I found the following problem, which seems very simple, but I'm stuck concerning the ideas I can use. The statement is as follows:
Let $X$ be a random variable with finite expectation and let $\mathcal{G}_1$ and $\mathcal{G}_2$ be two $\sigma$-algebras which are independent of each other. Let $X_1=E[X|\mathcal{G}_1]$ and $X_2=E[X|\mathcal{G}_2]$. Show that $Var(X) \geq Var(X_1) + Var(X_2)$. Use an example to show that independence of $\mathcal{G}_1$ and $\mathcal{G}_2$ is crucial.
It's obvious that if $\mathcal{G}_1=\mathcal{G}_2$ and $X$ is $\mathcal{G}_1$-measurable the inequality does not hold.

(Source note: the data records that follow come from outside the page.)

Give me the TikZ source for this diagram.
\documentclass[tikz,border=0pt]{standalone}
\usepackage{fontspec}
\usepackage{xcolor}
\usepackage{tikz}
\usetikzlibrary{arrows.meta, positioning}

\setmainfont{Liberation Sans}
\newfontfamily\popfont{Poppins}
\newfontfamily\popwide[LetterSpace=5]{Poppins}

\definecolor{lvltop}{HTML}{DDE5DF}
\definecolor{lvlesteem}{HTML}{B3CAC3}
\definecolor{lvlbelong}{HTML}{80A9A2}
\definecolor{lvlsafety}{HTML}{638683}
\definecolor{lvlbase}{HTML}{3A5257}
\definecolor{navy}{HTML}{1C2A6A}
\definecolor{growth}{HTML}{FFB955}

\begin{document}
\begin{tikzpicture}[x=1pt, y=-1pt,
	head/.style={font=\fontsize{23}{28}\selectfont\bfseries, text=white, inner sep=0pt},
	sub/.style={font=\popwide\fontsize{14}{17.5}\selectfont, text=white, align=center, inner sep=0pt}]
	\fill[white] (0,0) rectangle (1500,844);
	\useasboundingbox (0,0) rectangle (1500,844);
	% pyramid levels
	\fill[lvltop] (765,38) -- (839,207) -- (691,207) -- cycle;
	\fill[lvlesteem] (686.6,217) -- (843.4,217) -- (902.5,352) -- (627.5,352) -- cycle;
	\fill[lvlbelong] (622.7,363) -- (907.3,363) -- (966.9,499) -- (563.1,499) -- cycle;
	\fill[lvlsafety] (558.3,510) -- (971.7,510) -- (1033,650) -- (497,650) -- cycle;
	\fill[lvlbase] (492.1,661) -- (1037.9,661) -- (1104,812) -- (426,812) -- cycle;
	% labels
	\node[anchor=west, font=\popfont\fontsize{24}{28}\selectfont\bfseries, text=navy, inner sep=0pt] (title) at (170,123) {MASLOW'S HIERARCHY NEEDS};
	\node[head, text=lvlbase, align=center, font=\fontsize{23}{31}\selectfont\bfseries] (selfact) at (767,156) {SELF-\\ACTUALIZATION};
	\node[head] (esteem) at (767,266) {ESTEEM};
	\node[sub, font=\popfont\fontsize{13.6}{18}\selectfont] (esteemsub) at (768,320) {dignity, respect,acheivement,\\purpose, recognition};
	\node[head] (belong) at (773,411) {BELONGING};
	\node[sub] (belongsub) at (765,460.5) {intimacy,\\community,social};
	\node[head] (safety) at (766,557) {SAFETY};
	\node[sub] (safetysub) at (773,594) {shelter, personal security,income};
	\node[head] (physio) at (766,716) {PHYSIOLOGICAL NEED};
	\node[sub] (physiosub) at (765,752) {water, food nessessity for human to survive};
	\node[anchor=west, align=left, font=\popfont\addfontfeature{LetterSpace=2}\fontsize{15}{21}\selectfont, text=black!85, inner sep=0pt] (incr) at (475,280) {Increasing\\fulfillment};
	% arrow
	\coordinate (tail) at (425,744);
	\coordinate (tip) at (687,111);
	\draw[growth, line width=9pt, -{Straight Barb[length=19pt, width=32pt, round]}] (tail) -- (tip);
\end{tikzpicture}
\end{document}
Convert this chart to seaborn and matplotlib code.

If I use the law of total variation I can find one of the terms on the r.h.s., but I'm clueless regarding how to get from one sigma-algebra to the other and use their independence. I also thought about somehow using Jensen to get an inequality or conditioning w.r.t. $\sigma(\mathcal{G}_1, \mathcal{G}_2)$, but arrived nowhere.
Any clues? Help is greatly appreciated.
Here is a solution based on $L_2$ projections. I assume neater solutions are possible.
Write $X = X_1 + (X - X_1)$ so that $E[X - X_1] = 0$ and $E[X_1 (X - X_1 )| G_1 ] = 0$ by the law of iterated expectations. Conclude that $Var(X) = Var (X_1) + Var( X - X_1 )$. Project again and write $X - X_1 = \{E[X|G_2] - E[X_1|G_2]\} + \{ X - X_1 - (E[X|G_2] - E[X_1|G_2]) \}$. Because the terms in braces are again uncorrelated, this implies $$ Var(X) = Var(X_1) + Var(X_2 - E[X_1|G_2]) + Var(X - X_1 - (E[X|G_2] - E[X_1|G_2])) . $$ By independence and the law of iterated expectations $E[X_1|G_2] = E[X_1] = E[X]$ a.s., so the second variance on the right-hand side of the display becomes $Var(X_2)$. The inequality now follows because the third term on the right-hand side of the display is positive.